Стоимость немецкой марки, курс которой к началу оккупации Рура держался в районе 20 тысяч за доллар, в мае упала вдвое. После этого национальная валюта перешла в состояние свободного падения, и в середине августа за один доллар (обменные пункты возникали, как грибы после дождя, в любой подходящей будке каждого берлинского парка, вспоминали жившие в Берлине русские эмигранты) давали уже 3 млн марок. Крах гордившейся своей прочностью «рейхсмарки» в повседневной жизни каждого немца был не меньшим унижением, чем военное поражение 1918 года и Версальский диктат.

Тактика единого рабочего фронта в этих условиях могла бы получить новое, «национальное» измерение. КПГ уже 10 января, т. е. до начала перехода франко-бельгийских войск через Рейн, призвала к всеобщей стачке, но ее проигнорировали. Газета «Роте Фане» накануне оккупации продолжала выдавать стандартные лозунги: только рабочее правительство сможет отстоять национальные интересы Германии, а это будет означать «конец буржуазной германской нации как инструмента господства и эксплуатации»[465]. Для коммунистов совершенно немыслимо было пойти на мировую с правящими кругами Германии. В то же время объявление нейтралитета в конфликте германских и французских империалистов угрожало упреками в предательстве национальных интересов.
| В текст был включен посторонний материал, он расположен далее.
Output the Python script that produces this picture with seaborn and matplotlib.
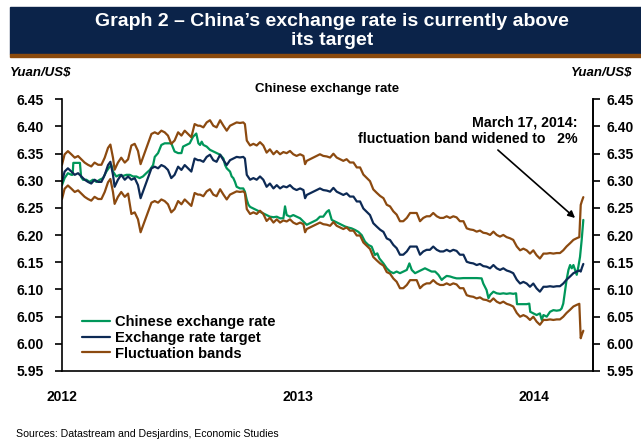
import numpy as np
import pandas as pd
import matplotlib
matplotlib.use("Agg")
import matplotlib.pyplot as plt
from matplotlib.patches import Rectangle
import seaborn as sns

# ---- data (decimal years, yuan per US$) ----
target_years = [
    2012.000, 2012.011, 2012.025, 2012.040, 2012.054, 2012.068, 2012.082, 2012.096, 2012.110, 2012.124,
    2012.138, 2012.153, 2012.167, 2012.181, 2012.195, 2012.205, 2012.216, 2012.223, 2012.237, 2012.251,
    2012.266, 2012.280, 2012.294, 2012.308, 2012.322, 2012.333, 2012.343, 2012.353, 2012.364, 2012.379,
    2012.393, 2012.407, 2012.421, 2012.435, 2012.449, 2012.463, 2012.477, 2012.492, 2012.506, 2012.520,
    2012.534, 2012.548, 2012.562, 2012.576, 2012.585, 2012.599, 2012.613, 2012.627, 2012.641, 2012.655,
    2012.670, 2012.684, 2012.698, 2012.712, 2012.726, 2012.740, 2012.754, 2012.768, 2012.775, 2012.783,
    2012.797, 2012.811, 2012.825, 2012.839, 2012.853, 2012.867, 2012.881, 2012.896, 2012.910, 2012.924,
    2012.938, 2012.952, 2012.966, 2012.980, 2012.994, 2013.009, 2013.023, 2013.030, 2013.037, 2013.051,
    2013.065, 2013.079, 2013.093, 2013.107, 2013.122, 2013.136, 2013.150, 2013.164, 2013.178, 2013.192,
    2013.206, 2013.220, 2013.235, 2013.249, 2013.263, 2013.277, 2013.291, 2013.305, 2013.319, 2013.333,
    2013.348, 2013.362, 2013.376, 2013.390, 2013.404, 2013.418, 2013.432, 2013.446, 2013.461, 2013.475,
    2013.489, 2013.503, 2013.517, 2013.531, 2013.545, 2013.559, 2013.573, 2013.588, 2013.602, 2013.616,
    2013.630, 2013.644, 2013.658, 2013.672, 2013.686, 2013.701, 2013.715, 2013.729, 2013.743, 2013.757,
    2013.771, 2013.785, 2013.799, 2013.814, 2013.828, 2013.842, 2013.856, 2013.870, 2013.884, 2013.898,
    2013.912, 2013.927, 2013.941, 2013.955, 2013.969, 2013.983, 2013.997, 2014.011, 2014.025, 2014.040,
    2014.054, 2014.068, 2014.082, 2014.096, 2014.110, 2014.124, 2014.138, 2014.153, 2014.167, 2014.181,
    2014.192, 2014.198, 2014.203, 2014.209,
]
target_rate = [
    6.298, 6.317, 6.323, 6.317, 6.311, 6.314, 6.308, 6.302, 6.298, 6.295,
    6.302, 6.298, 6.298, 6.311, 6.329, 6.335, 6.311, 6.289, 6.302, 6.311,
    6.302, 6.308, 6.302, 6.305, 6.292, 6.268, 6.280, 6.292, 6.305, 6.323,
    6.326, 6.323, 6.329, 6.326, 6.320, 6.305, 6.311, 6.326, 6.320, 6.329,
    6.323, 6.317, 6.341, 6.338, 6.338, 6.335, 6.344, 6.348, 6.338, 6.335,
    6.348, 6.338, 6.329, 6.338, 6.341, 6.344, 6.343, 6.344, 6.341, 6.311,
    6.302, 6.305, 6.302, 6.308, 6.302, 6.289, 6.295, 6.286, 6.292, 6.286,
    6.290, 6.288, 6.292, 6.286, 6.283, 6.286, 6.283, 6.268, 6.274, 6.277,
    6.280, 6.283, 6.286, 6.283, 6.282, 6.280, 6.287, 6.280, 6.277, 6.274,
    6.277, 6.271, 6.271, 6.262, 6.262, 6.249, 6.243, 6.237, 6.222, 6.216,
    6.210, 6.206, 6.194, 6.191, 6.182, 6.176, 6.164, 6.164, 6.170, 6.179,
    6.179, 6.179, 6.164, 6.170, 6.173, 6.173, 6.179, 6.173, 6.170, 6.170,
    6.173, 6.170, 6.173, 6.171, 6.164, 6.164, 6.151, 6.149, 6.148, 6.145,
    6.147, 6.143, 6.142, 6.139, 6.145, 6.139, 6.136, 6.139, 6.135, 6.133,
    6.130, 6.118, 6.111, 6.114, 6.111, 6.105, 6.111, 6.102, 6.096, 6.105,
    6.105, 6.106, 6.105, 6.106, 6.106, 6.111, 6.118, 6.124, 6.130, 6.133,
    6.135, 6.133, 6.140, 6.147,
]

spot_years = [
    2012.000, 2012.011, 2012.025, 2012.040, 2012.045, 2012.048, 2012.076, 2012.081, 2012.089, 2012.103,
    2012.117, 2012.131, 2012.146, 2012.160, 2012.174, 2012.188, 2012.202, 2012.209, 2012.216, 2012.230,
    2012.244, 2012.259, 2012.273, 2012.287, 2012.301, 2012.315, 2012.329, 2012.343, 2012.357, 2012.372,
    2012.386, 2012.393, 2012.407, 2012.421, 2012.435, 2012.449, 2012.463, 2012.477, 2012.492, 2012.506,
    2012.513, 2012.527, 2012.541, 2012.555, 2012.569, 2012.578, 2012.585, 2012.592, 2012.599, 2012.613,
    2012.627, 2012.641, 2012.655, 2012.670, 2012.684, 2012.691, 2012.698, 2012.712, 2012.719, 2012.726,
    2012.733, 2012.740, 2012.754, 2012.768, 2012.775, 2012.783, 2012.790, 2012.797, 2012.811, 2012.825,
    2012.839, 2012.853, 2012.867, 2012.881, 2012.896, 2012.910, 2012.924, 2012.938, 2012.945, 2012.952,
    2012.966, 2012.980, 2012.994, 2013.009, 2013.023, 2013.037, 2013.051, 2013.065, 2013.079, 2013.093,
    2013.107, 2013.122, 2013.131, 2013.143, 2013.157, 2013.171, 2013.185, 2013.199, 2013.213, 2013.227,
    2013.242, 2013.256, 2013.270, 2013.284, 2013.298, 2013.312, 2013.326, 2013.336, 2013.345, 2013.362,
    2013.376, 2013.390, 2013.404, 2013.418, 2013.432, 2013.446, 2013.461, 2013.472, 2013.482, 2013.496,
    2013.510, 2013.524, 2013.538, 2013.552, 2013.566, 2013.581, 2013.595, 2013.609, 2013.616, 2013.630,
    2013.644, 2013.658, 2013.672, 2013.686, 2013.701, 2013.729, 2013.757, 2013.778, 2013.785, 2013.792,
    2013.799, 2013.807, 2013.814, 2013.828, 2013.842, 2013.856, 2013.870, 2013.884, 2013.898, 2013.912,
    2013.924, 2013.928, 2013.941, 2013.955, 2013.969, 2013.980, 2013.984, 2013.997, 2014.011, 2014.025,
    2014.033, 2014.040, 2014.054, 2014.068, 2014.082, 2014.096, 2014.110, 2014.117, 2014.124, 2014.131,
    2014.138, 2014.146, 2014.153, 2014.160, 2014.167, 2014.174, 2014.181, 2014.188, 2014.195, 2014.202,
    2014.209,
]
spot_rate = [
    6.292, 6.305, 6.314, 6.311, 6.311, 6.333, 6.333, 6.307, 6.302, 6.302,
    6.298, 6.302, 6.298, 6.302, 6.305, 6.317, 6.326, 6.329, 6.317, 6.308,
    6.311, 6.309, 6.311, 6.311, 6.308, 6.308, 6.305, 6.308, 6.314, 6.320,
    6.329, 6.344, 6.351, 6.366, 6.369, 6.369, 6.369, 6.354, 6.351, 6.351,
    6.363, 6.366, 6.369, 6.381, 6.387, 6.369, 6.366, 6.372, 6.366, 6.363,
    6.357, 6.354, 6.351, 6.348, 6.341, 6.329, 6.323, 6.317, 6.308, 6.305,
    6.298, 6.289, 6.286, 6.286, 6.280, 6.265, 6.256, 6.252, 6.249, 6.246,
    6.243, 6.240, 6.237, 6.234, 6.233, 6.234, 6.231, 6.231, 6.253, 6.237,
    6.234, 6.237, 6.234, 6.231, 6.225, 6.219, 6.222, 6.225, 6.228, 6.234,
    6.234, 6.243, 6.246, 6.228, 6.225, 6.222, 6.219, 6.216, 6.214, 6.2125,
    6.2095, 6.206, 6.200, 6.188, 6.182, 6.179, 6.1635, 6.1665, 6.157, 6.148,
    6.139, 6.133, 6.130, 6.133, 6.130, 6.133, 6.136, 6.148, 6.136, 6.130,
    6.133, 6.136, 6.139, 6.136, 6.133, 6.133, 6.127, 6.1175, 6.1205, 6.125,
    6.124, 6.122, 6.1205, 6.1205, 6.121, 6.121, 6.121, 6.1205, 6.111, 6.105,
    6.099, 6.084, 6.090, 6.096, 6.093, 6.092, 6.093, 6.092, 6.093, 6.092,
    6.093, 6.073, 6.073, 6.073, 6.073, 6.074, 6.059, 6.056, 6.053, 6.056,
    6.044, 6.053, 6.050, 6.059, 6.062, 6.061, 6.062, 6.065, 6.074, 6.096,
    6.1175, 6.136, 6.145, 6.139, 6.145, 6.136, 6.127, 6.142, 6.160, 6.191,
    6.228,
]

# trading band around the central parity: start of each regime and its half-width
band_start = [2012.000, 2012.290, 2014.195]
band_width = [0.005, 0.010, 0.020]

tick_years = [2012, 2013, 2014]
tick_labels = ["2012", "2013", "2014"]
y_ticks = [5.95, 6.00, 6.05, 6.10, 6.15, 6.20, 6.25, 6.30, 6.35, 6.40, 6.45]

# ---- derived frames ----
target = pd.DataFrame({"year": target_years, "rate": target_rate})
regime = np.searchsorted(band_start, target["year"].to_numpy(), side="right") - 1
half = np.asarray(band_width)[regime]
target["upper"] = target["rate"] * (1 + half)
target["lower"] = target["rate"] * (1 - half)
spot = pd.DataFrame({"year": spot_years, "rate": spot_rate})

# ---- style ----
sns.set_theme(style="white")
plt.rcParams["font.family"] = ["Liberation Sans", "DejaVu Sans"]
plt.rcParams["font.weight"] = "bold"

GREEN = "#00975a"
NAVY = "#0d2a55"
BROWN = "#8c4a10"
BANNER = "#0b2349"

W, H = 641, 441
fig = plt.figure(figsize=(W / 100, H / 100), dpi=100)
ax = fig.add_axes([62 / W, 1 - 371 / H, (593 - 62) / W, (371 - 99.3) / H])

sns.lineplot(data=spot, x="year", y="rate", ax=ax, color=GREEN, lw=1.6,
             estimator=None, label="Chinese exchange rate")
sns.lineplot(data=target, x="year", y="rate", ax=ax, color=NAVY, lw=1.6,
             estimator=None, label="Exchange rate target")
sns.lineplot(data=target, x="year", y="upper", ax=ax, color=BROWN, lw=1.6,
             estimator=None, label="Fluctuation bands")
sns.lineplot(data=target, x="year", y="lower", ax=ax, color=BROWN, lw=1.6,
             estimator=None, label="_nolegend_")

ax.set_xlim(2012.0, 2014.25)
ax.set_ylim(5.95, 6.45)
ax.set_xlabel("")
ax.set_ylabel("")
ax.set_xticks(tick_years)
ax.set_xticklabels(tick_labels)
ax.set_yticks(y_ticks)
ax.set_yticklabels([f"{v:.2f}" for v in y_ticks])
ax.tick_params(axis="x", length=0, pad=14, labelsize=10, labelcolor="black")
ax.tick_params(axis="y", direction="out", length=5, width=1.2, color="black",
               pad=8, labelsize=10, labelcolor="black")
for t in ax.get_xticklabels() + ax.get_yticklabels():
    t.set_fontweight("bold")

ax.spines["top"].set_visible(False)
for s in ("left", "right", "bottom"):
    ax.spines[s].set_visible(True)
    ax.spines[s].set_color("black")
    ax.spines[s].set_linewidth(1.2)

# right-hand scale
ax2 = ax.twinx()
ax2.set_ylim(5.95, 6.45)
ax2.set_yticks(y_ticks)
ax2.set_yticklabels([f"{v:.2f}" for v in y_ticks])
ax2.tick_params(axis="y", direction="out", length=5, width=1.2, color="black",
                pad=5, labelsize=10, labelcolor="black")
for t in ax2.get_yticklabels():
    t.set_fontweight("bold")
for s in ("top", "left", "bottom"):
    ax2.spines[s].set_visible(False)
ax2.spines["right"].set_color("black")
ax2.spines["right"].set_linewidth(1.2)
ax2.grid(False)
ax.grid(False)

leg = ax.legend(loc="upper left", bbox_to_anchor=(82 / W, 1 - 315 / H),
                bbox_transform=fig.transFigure, frameon=False, fontsize=10.6,
                handlelength=1.9, handletextpad=0.35, labelspacing=0.12,
                borderpad=0, borderaxespad=0)
for txt in leg.get_texts():
    txt.set_fontweight("bold")
    txt.set_color("black")

# annotation on the band widening
ax.annotate("", xy=(2014.174, 6.2316), xytext=(2013.847, 6.3567),
            arrowprops=dict(arrowstyle="-|>", color="black", lw=1.2,
                            mutation_scale=10, shrinkA=0, shrinkB=0))
ax.text(2014.186, 6.3920, "March 17, 2014:\nfluctuation band widened to   2%",
        ha="right", va="center", multialignment="right", fontsize=10.2,
        fontweight="bold", color="black", linespacing=1.22)

# header banner
fig.patches.append(Rectangle((10 / W, 1 - 54 / H), 1 - 10 / W, 47 / H,
                             transform=fig.transFigure, color=BANNER, zorder=0))
fig.patches.append(Rectangle((10 / W, 1 - 57 / H), 1 - 10 / W, 3 / H,
                             transform=fig.transFigure, color="#8b4a0c", zorder=0))
fig.text(332 / W, 1 - 31 / H,
         "Graph 2 \u2013 China\u2019s exchange rate is currently above\nits target",
         ha="center", va="center", color="white", fontsize=14, fontweight="bold",
         linespacing=1.12)

fig.text(10 / W, 1 - 73 / H, "Yuan/US$", ha="left", va="center", fontsize=9.5,
         fontweight="bold", fontstyle="italic", color="black")
fig.text(632 / W, 1 - 73 / H, "Yuan/US$", ha="right", va="center", fontsize=9.5,
         fontweight="bold", fontstyle="italic", color="black")
fig.text(327 / W, 1 - 89 / H, "Chinese exchange rate", ha="center", va="center",
         fontsize=9.5, fontweight="bold", color="black")
fig.text(16 / W, 1 - 434 / H, "Sources: Datastream and Desjardins, Economic Studies",
         ha="left", va="center", fontsize=7.6, fontweight="normal", color="black")

fig.savefig("out.png", dpi=100)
В ожидании руководящих указаний Москвы руководство КПГ занималось агитационной гимнастикой, осваивая шпагат между классовой линией и национальными интересами.

Мы присоединяемся к сопротивлению рабочих, которые отказываются отгружать уголь французам, но это не означает для нас единства с германскими империалистами, утверждала партийная пресса. В ответ на активизацию правых радикалов, которые устраивали подрывы железных дорог, делали несудоходными реки и каналы, коммунисты усилили антифашистскую агитацию, предлагая создавать рабочие отряды самообороны. Ряд земельных организаций СДПГ, где доминировали левые элементы (Саксония, Тюрингия), поддержали эту инициативу.